**Given problem**:
Repeat every line of the data exactly, but not the pictures.

**Data for processing**:

━━━━━━━━━━

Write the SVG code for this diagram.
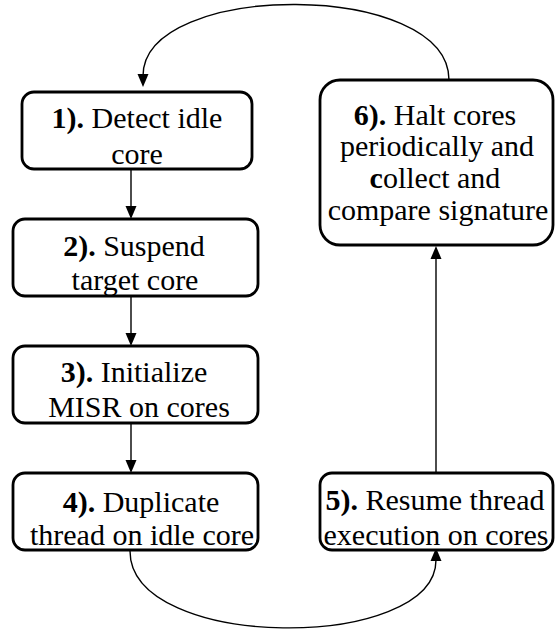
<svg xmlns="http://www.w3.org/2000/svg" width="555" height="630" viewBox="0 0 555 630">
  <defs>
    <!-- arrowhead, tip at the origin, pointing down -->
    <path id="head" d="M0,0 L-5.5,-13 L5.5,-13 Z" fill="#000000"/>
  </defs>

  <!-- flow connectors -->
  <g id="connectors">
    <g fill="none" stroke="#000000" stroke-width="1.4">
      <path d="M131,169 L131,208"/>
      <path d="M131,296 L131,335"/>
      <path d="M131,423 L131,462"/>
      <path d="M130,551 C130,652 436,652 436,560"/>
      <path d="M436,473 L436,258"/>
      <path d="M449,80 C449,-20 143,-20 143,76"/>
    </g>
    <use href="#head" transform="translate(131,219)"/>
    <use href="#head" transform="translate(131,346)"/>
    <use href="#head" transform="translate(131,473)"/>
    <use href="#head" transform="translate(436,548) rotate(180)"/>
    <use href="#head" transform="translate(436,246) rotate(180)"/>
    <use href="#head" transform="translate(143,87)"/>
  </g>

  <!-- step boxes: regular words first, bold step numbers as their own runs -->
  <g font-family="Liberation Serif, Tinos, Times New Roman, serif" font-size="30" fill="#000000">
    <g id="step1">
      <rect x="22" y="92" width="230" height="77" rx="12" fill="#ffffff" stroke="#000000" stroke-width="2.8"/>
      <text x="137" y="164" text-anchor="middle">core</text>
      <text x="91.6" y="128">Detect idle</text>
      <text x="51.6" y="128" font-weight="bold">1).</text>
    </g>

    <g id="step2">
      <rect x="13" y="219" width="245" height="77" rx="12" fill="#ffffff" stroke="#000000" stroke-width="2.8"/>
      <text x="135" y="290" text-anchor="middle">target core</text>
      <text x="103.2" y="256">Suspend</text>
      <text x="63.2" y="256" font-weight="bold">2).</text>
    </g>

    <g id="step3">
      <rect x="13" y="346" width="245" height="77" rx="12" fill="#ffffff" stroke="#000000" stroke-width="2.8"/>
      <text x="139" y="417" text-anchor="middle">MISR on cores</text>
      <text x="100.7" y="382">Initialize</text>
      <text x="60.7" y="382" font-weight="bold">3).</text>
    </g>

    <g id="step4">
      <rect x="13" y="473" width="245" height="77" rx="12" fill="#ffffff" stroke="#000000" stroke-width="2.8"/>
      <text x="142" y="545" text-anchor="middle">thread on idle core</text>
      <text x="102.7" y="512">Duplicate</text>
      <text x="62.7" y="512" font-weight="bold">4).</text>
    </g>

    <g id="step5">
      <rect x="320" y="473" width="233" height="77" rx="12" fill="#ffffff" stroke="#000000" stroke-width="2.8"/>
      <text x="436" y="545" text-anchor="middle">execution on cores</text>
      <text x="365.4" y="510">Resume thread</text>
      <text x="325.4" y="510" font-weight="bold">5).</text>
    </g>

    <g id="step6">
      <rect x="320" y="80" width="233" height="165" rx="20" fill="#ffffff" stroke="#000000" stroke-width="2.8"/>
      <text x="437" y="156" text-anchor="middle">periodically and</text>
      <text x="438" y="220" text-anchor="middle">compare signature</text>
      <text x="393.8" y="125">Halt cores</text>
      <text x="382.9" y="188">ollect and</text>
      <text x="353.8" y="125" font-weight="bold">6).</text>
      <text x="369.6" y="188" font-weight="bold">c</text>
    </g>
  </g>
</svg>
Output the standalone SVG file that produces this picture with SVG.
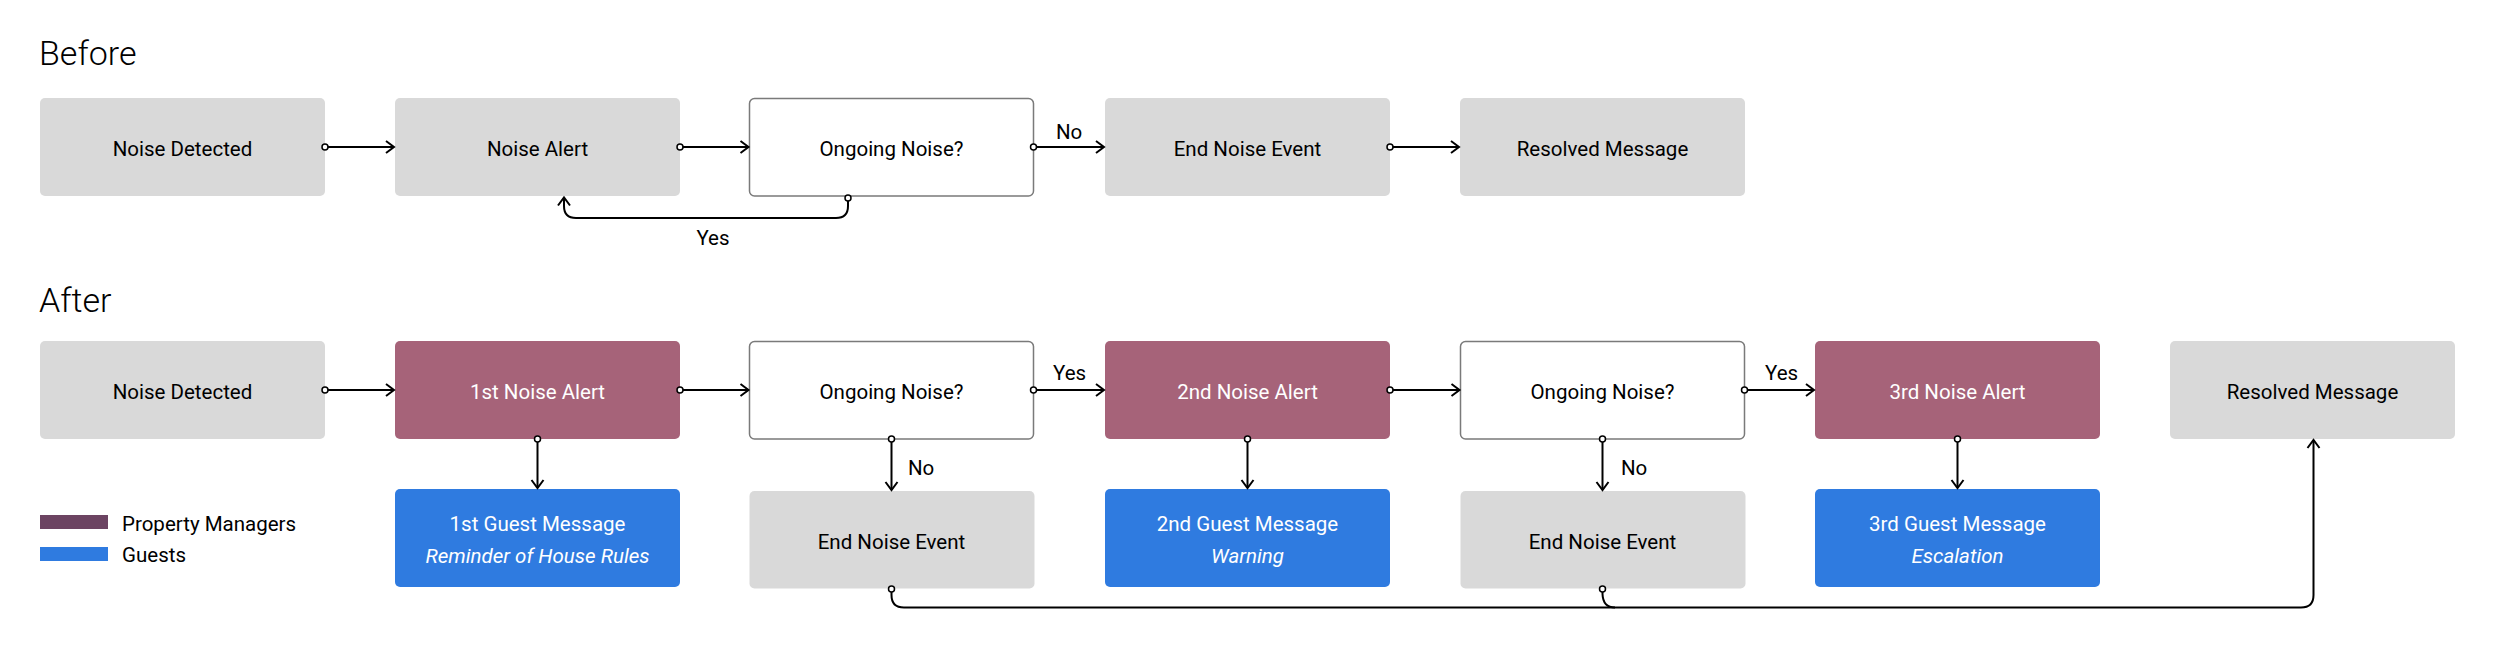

━━━━━━━━━━

**Answer for the task**:
Write the SVG code for this diagram.
<svg xmlns="http://www.w3.org/2000/svg" width="555" height="630" viewBox="0 0 555 630">
  <defs>
    <!-- arrowhead, tip at the origin, pointing down -->
    <path id="head" d="M0,0 L-5.5,-13 L5.5,-13 Z" fill="#000000"/>
  </defs>

  <!-- flow connectors -->
  <g id="connectors">
    <g fill="none" stroke="#000000" stroke-width="1.4">
      <path d="M131,169 L131,208"/>
      <path d="M131,296 L131,335"/>
      <path d="M131,423 L131,462"/>
      <path d="M130,551 C130,652 436,652 436,560"/>
      <path d="M436,473 L436,258"/>
      <path d="M449,80 C449,-20 143,-20 143,76"/>
    </g>
    <use href="#head" transform="translate(131,219)"/>
    <use href="#head" transform="translate(131,346)"/>
    <use href="#head" transform="translate(131,473)"/>
    <use href="#head" transform="translate(436,548) rotate(180)"/>
    <use href="#head" transform="translate(436,246) rotate(180)"/>
    <use href="#head" transform="translate(143,87)"/>
  </g>

  <!-- step boxes: regular words first, bold step numbers as their own runs -->
  <g font-family="Liberation Serif, Tinos, Times New Roman, serif" font-size="30" fill="#000000">
    <g id="step1">
      <rect x="22" y="92" width="230" height="77" rx="12" fill="#ffffff" stroke="#000000" stroke-width="2.8"/>
      <text x="137" y="164" text-anchor="middle">core</text>
      <text x="91.6" y="128">Detect idle</text>
      <text x="51.6" y="128" font-weight="bold">1).</text>
    </g>

    <g id="step2">
      <rect x="13" y="219" width="245" height="77" rx="12" fill="#ffffff" stroke="#000000" stroke-width="2.8"/>
      <text x="135" y="290" text-anchor="middle">target core</text>
      <text x="103.2" y="256">Suspend</text>
      <text x="63.2" y="256" font-weight="bold">2).</text>
    </g>

    <g id="step3">
      <rect x="13" y="346" width="245" height="77" rx="12" fill="#ffffff" stroke="#000000" stroke-width="2.8"/>
      <text x="139" y="417" text-anchor="middle">MISR on cores</text>
      <text x="100.7" y="382">Initialize</text>
      <text x="60.7" y="382" font-weight="bold">3).</text>
    </g>

    <g id="step4">
      <rect x="13" y="473" width="245" height="77" rx="12" fill="#ffffff" stroke="#000000" stroke-width="2.8"/>
      <text x="142" y="545" text-anchor="middle">thread on idle core</text>
      <text x="102.7" y="512">Duplicate</text>
      <text x="62.7" y="512" font-weight="bold">4).</text>
    </g>

    <g id="step5">
      <rect x="320" y="473" width="233" height="77" rx="12" fill="#ffffff" stroke="#000000" stroke-width="2.8"/>
      <text x="436" y="545" text-anchor="middle">execution on cores</text>
      <text x="365.4" y="510">Resume thread</text>
      <text x="325.4" y="510" font-weight="bold">5).</text>
    </g>

    <g id="step6">
      <rect x="320" y="80" width="233" height="165" rx="20" fill="#ffffff" stroke="#000000" stroke-width="2.8"/>
      <text x="437" y="156" text-anchor="middle">periodically and</text>
      <text x="438" y="220" text-anchor="middle">compare signature</text>
      <text x="393.8" y="125">Halt cores</text>
      <text x="382.9" y="188">ollect and</text>
      <text x="353.8" y="125" font-weight="bold">6).</text>
      <text x="369.6" y="188" font-weight="bold">c</text>
    </g>
  </g>
</svg>
Output the standalone SVG file that produces this picture with SVG.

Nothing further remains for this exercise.